● STATED GOAL
Write the data out again, character for character, with no images.

● DATA SHOWN
:::::
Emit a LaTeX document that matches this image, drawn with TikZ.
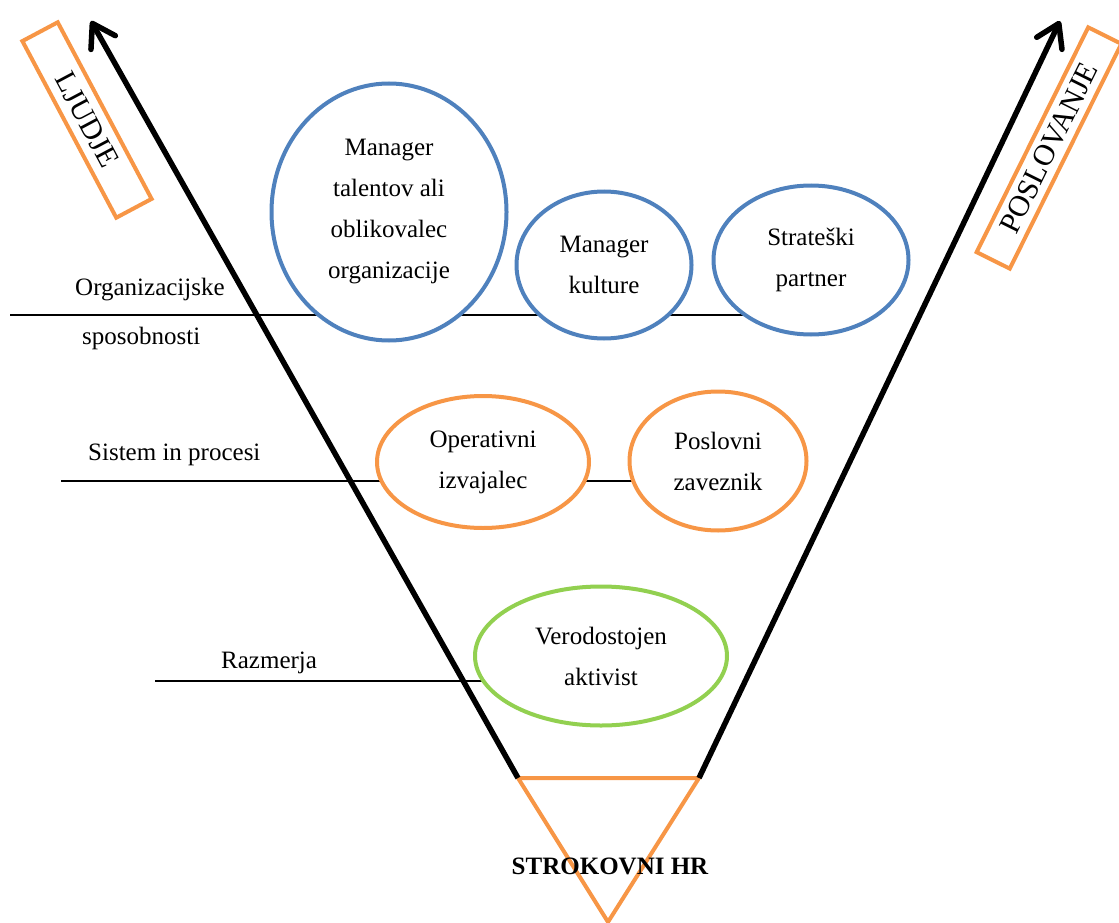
\documentclass[tikz,border=0pt]{standalone}
\usepackage{fontspec}
\setmainfont{Liberation Serif}
\usetikzlibrary{arrows.meta,shapes.geometric,backgrounds}

\definecolor{roleblue}{HTML}{4F81BD}
\definecolor{roleorange}{HTML}{F79646}
\definecolor{rolegreen}{HTML}{92D050}

\tikzset{
  role/.style={ellipse, draw, line width=4pt, fill=white, inner sep=0pt,
               align=center, font=\fontsize{25}{41}\selectfont},
  bluerole/.style={role, draw=roleblue},
  orangerole/.style={role, draw=roleorange},
  greenrole/.style={role, draw=rolegreen},
  levellabel/.style={anchor=west, inner sep=0pt, font=\fontsize{25}{30}\selectfont},
  levelline/.style={line width=1.5pt, black},
  axisarrow/.style={line width=5.5pt, black,
                    -{Straight Barb[length=22pt,width=28pt,round]}},
  sidebox/.style={draw=roleorange, line width=4pt, inner sep=0pt,
                  font=\fontsize{30}{36}\selectfont},
}

\begin{document}
\begin{tikzpicture}[x=1pt,y=1pt]
  \useasboundingbox (0,0) rectangle (1119,-923);

  % base triangle
  \coordinate (tl) at (518,-778);
  \coordinate (tr) at (699,-778);
  \coordinate (apex) at (608,-922);
  \draw[roleorange, line width=4pt, line join=miter] (tl) -- (tr) -- (apex) -- cycle;
  \node (hr) at (610,-866) {\fontsize{25}{30}\selectfont\bfseries STROKOVNI HR};

  % the two axes
  \coordinate (ltip) at (91,-21);
  \coordinate (rtip) at (1060,-21);
  \draw[axisarrow] (tl) -- (ltip);
  \draw[axisarrow] (tr) -- (rtip);

  % axis captions
  \node[sidebox, rotate=-62, minimum width=200pt, minimum height=40pt] (people) at (87,-120) {LJUDJE};
  \node[sidebox, rotate=63.6, minimum width=251pt, minimum height=37pt] (business) at (1049,-148) {POSLOVANJE};

  % roles
  \node[bluerole, minimum width=235pt, minimum height=257pt] (talent) at (389,-212)
    {Manager\\talentov ali\\oblikovalec\\organizacije};
  \node[bluerole, minimum width=175pt, minimum height=147pt] (culture) at (604,-265)
    {Manager\\kulture};
  \node[bluerole, minimum width=195pt, minimum height=149pt] (strategic) at (811,-260)
    {Strateški\\partner};
  \node[orangerole, minimum width=212pt, minimum height=132pt] (operative) at (483,-462)
    {Operativni\\izvajalec};
  \node[orangerole, minimum width=177pt, minimum height=139pt] (ally) at (718,-461)
    {Poslovni\\zaveznik};
  \node[greenrole, minimum width=252pt, minimum height=139pt] (activist) at (601,-656)
    {Verodostojen\\aktivist};

  % level captions
  \node[levellabel] (orgA) at (75,-290) {Organizacijske};
  \node[levellabel] (orgB) at (82,-338) {sposobnosti};
  \node[levellabel] (sys) at (88,-455) {Sistem in procesi};
  \node[levellabel] (rel) at (221,-663) {Razmerja};

  % level lines, kept behind the role ellipses
  \coordinate (orgstart) at (10,-315);
  \coordinate (sysstart) at (61,-481);
  \coordinate (relstart) at (155,-681);
  \begin{scope}[on background layer]
    \draw[levelline] (orgstart) -- (orgstart -| talent);
    \draw[levelline] (talent |- orgstart) -- (orgstart -| culture);
    \draw[levelline] (culture |- orgstart) -- (orgstart -| strategic);
    \draw[levelline] (sysstart) -- (sysstart -| operative);
    \draw[levelline] (operative |- sysstart) -- (sysstart -| ally);
    \draw[levelline] (relstart) -- (relstart -| activist);
  \end{scope}
\end{tikzpicture}
\end{document}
:::::
● FINAL RESULT
Emit a LaTeX document that matches this image, drawn with TikZ.
\documentclass[tikz,border=0pt]{standalone}
\usepackage{fontspec}
\setmainfont{Liberation Serif}
\usetikzlibrary{arrows.meta,shapes.geometric,backgrounds}

\definecolor{roleblue}{HTML}{4F81BD}
\definecolor{roleorange}{HTML}{F79646}
\definecolor{rolegreen}{HTML}{92D050}

\tikzset{
  role/.style={ellipse, draw, line width=4pt, fill=white, inner sep=0pt,
               align=center, font=\fontsize{25}{41}\selectfont},
  bluerole/.style={role, draw=roleblue},
  orangerole/.style={role, draw=roleorange},
  greenrole/.style={role, draw=rolegreen},
  levellabel/.style={anchor=west, inner sep=0pt, font=\fontsize{25}{30}\selectfont},
  levelline/.style={line width=1.5pt, black},
  axisarrow/.style={line width=5.5pt, black,
                    -{Straight Barb[length=22pt,width=28pt,round]}},
  sidebox/.style={draw=roleorange, line width=4pt, inner sep=0pt,
                  font=\fontsize{30}{36}\selectfont},
}

\begin{document}
\begin{tikzpicture}[x=1pt,y=1pt]
  \useasboundingbox (0,0) rectangle (1119,-923);

  % base triangle
  \coordinate (tl) at (518,-778);
  \coordinate (tr) at (699,-778);
  \coordinate (apex) at (608,-922);
  \draw[roleorange, line width=4pt, line join=miter] (tl) -- (tr) -- (apex) -- cycle;
  \node (hr) at (610,-866) {\fontsize{25}{30}\selectfont\bfseries STROKOVNI HR};

  % the two axes
  \coordinate (ltip) at (91,-21);
  \coordinate (rtip) at (1060,-21);
  \draw[axisarrow] (tl) -- (ltip);
  \draw[axisarrow] (tr) -- (rtip);

  % axis captions
  \node[sidebox, rotate=-62, minimum width=200pt, minimum height=40pt] (people) at (87,-120) {LJUDJE};
  \node[sidebox, rotate=63.6, minimum width=251pt, minimum height=37pt] (business) at (1049,-148) {POSLOVANJE};

  % roles
  \node[bluerole, minimum width=235pt, minimum height=257pt] (talent) at (389,-212)
    {Manager\\talentov ali\\oblikovalec\\organizacije};
  \node[bluerole, minimum width=175pt, minimum height=147pt] (culture) at (604,-265)
    {Manager\\kulture};
  \node[bluerole, minimum width=195pt, minimum height=149pt] (strategic) at (811,-260)
    {Strateški\\partner};
  \node[orangerole, minimum width=212pt, minimum height=132pt] (operative) at (483,-462)
    {Operativni\\izvajalec};
  \node[orangerole, minimum width=177pt, minimum height=139pt] (ally) at (718,-461)
    {Poslovni\\zaveznik};
  \node[greenrole, minimum width=252pt, minimum height=139pt] (activist) at (601,-656)
    {Verodostojen\\aktivist};

  % level captions
  \node[levellabel] (orgA) at (75,-290) {Organizacijske};
  \node[levellabel] (orgB) at (82,-338) {sposobnosti};
  \node[levellabel] (sys) at (88,-455) {Sistem in procesi};
  \node[levellabel] (rel) at (221,-663) {Razmerja};

  % level lines, kept behind the role ellipses
  \coordinate (orgstart) at (10,-315);
  \coordinate (sysstart) at (61,-481);
  \coordinate (relstart) at (155,-681);
  \begin{scope}[on background layer]
    \draw[levelline] (orgstart) -- (orgstart -| talent);
    \draw[levelline] (talent |- orgstart) -- (orgstart -| culture);
    \draw[levelline] (culture |- orgstart) -- (orgstart -| strategic);
    \draw[levelline] (sysstart) -- (sysstart -| operative);
    \draw[levelline] (operative |- sysstart) -- (sysstart -| ally);
    \draw[levelline] (relstart) -- (relstart -| activist);
  \end{scope}
\end{tikzpicture}
\end{document}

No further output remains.